Este texto não é suposto ser bonito, é suposto mostrar uma realidade feia, e é impossível mostrar o feio com o bonito, ou então é apenas mais fácil mostrar o feio no seu mais puro estado, sem floreados, sem toques nem retoques. O feio é tão disforme e disperso que pertence a todos, e se não tens o feio em ti, alguém há de te o atribuir, ninguém é perfeito já dizia a minha mãe, e se por acaso alguém for, esse será o seu defeito, o humano não consegue lidar com o perfeito, o pior do humano aparece quando se apercebe do perfeito e se dá conta que está longe dessa tão querida qualidade. É sobre um lado feio do humano que eu quero escrever, o facto de a nossa essência maligna estar presente em todos os cantos do mundo, em todos os países, todas as cidades, e por todos os caminhos em diante, todos os dias os nossos olhos vêm pobreza ou escravidão, seja directamente ou indirectamente, o mais macabro é que nós ajudamos a esta pobre situação, eu não me excluo, infelizmente sei que mesmo não querendo já contribui fechando os olhos, somos estúpidos e egoístas, pelo simples facto de termos querido aquela t-shirt nova, porque a que estava na gaveta que comprámos o ano passado já estava fora de prazo e usar uma t-shirt duas vezes numa festa diferente podia dar má imagem, manchar a nossa reputação. Reputação limpa, mãos manchadas de sangue, aproveitar festas nos melhores trajes enquanto no outro lado do mundo escravizamos pelos nossos caprichos e tornamos países em grandes contentores de lixo, e não compensa por aqueles ténis novos de cento e tanto euros que custou apenas cerca de cinco euros a fabricar por uma criança de doze anos? Nós compramos e compramos, e a única coisa que enche é o nosso armário, as carteiras e os corações estão vazios, sempre a contar os tostões e a gritar com o coitado que estiver mais a jeito, e é assim, sem sequer nos apercebermos, cegos por luxos que nos tapam as emoções, que cometemos as maiores atrocidades, repetindo a história mais uma vez numa localidade diferente, entregamos a nossa liberdade e alegria de mão beijada a quem nos quer mal com um sorriso momentâneo proporcionado pela nova compra. É óbvio do que estou a falar, a verdade é que não gostamos do feio, ele é custoso de se ver. Fechemos os olhos mais uma vez, é mais fácil dizem eles.
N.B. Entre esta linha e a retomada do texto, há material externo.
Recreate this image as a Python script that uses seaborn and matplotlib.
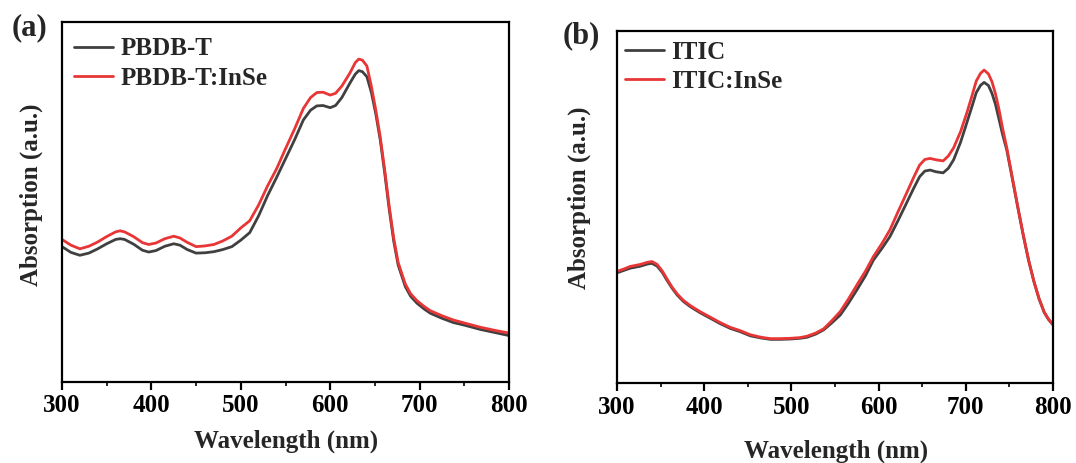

quarta-feira, 6 de abril de 2016

Perseguição quadrada

Uma esfera encurralada por quadrados, a fuga que parece impossível, cada curva parece mais apertada, agora quase que cai a contorná-las, a cada vislumbre da próxima, o coração quase que pára, o receio, receio do despistamento, do acidente inevitável, com o passar das horas, dias, mais o inevitável sussurra ao seu ouvido, ele não sussurra, ele grita, grita até provocar surdez e cegueira. Quadrados a encurralarem esferas, parece heresia, parece fantasia , mas é a mais pura das tristezas e das alegrias. Outra curva acerca-se, a coordenação motora atrofia, a queda parece evidente, os olhos estão cansados e os ouvidos moídos das ciladas da travessia, a esfera desiste, cega e surda, de uma fuga interminável, dominada por quadrados, com uma táctica que não falha, eles estão preparados. Outra curva avizinha-se. A esfera desaparece nesta curva sozinha. Nunca a apanharam, mas a fuga foi terminada.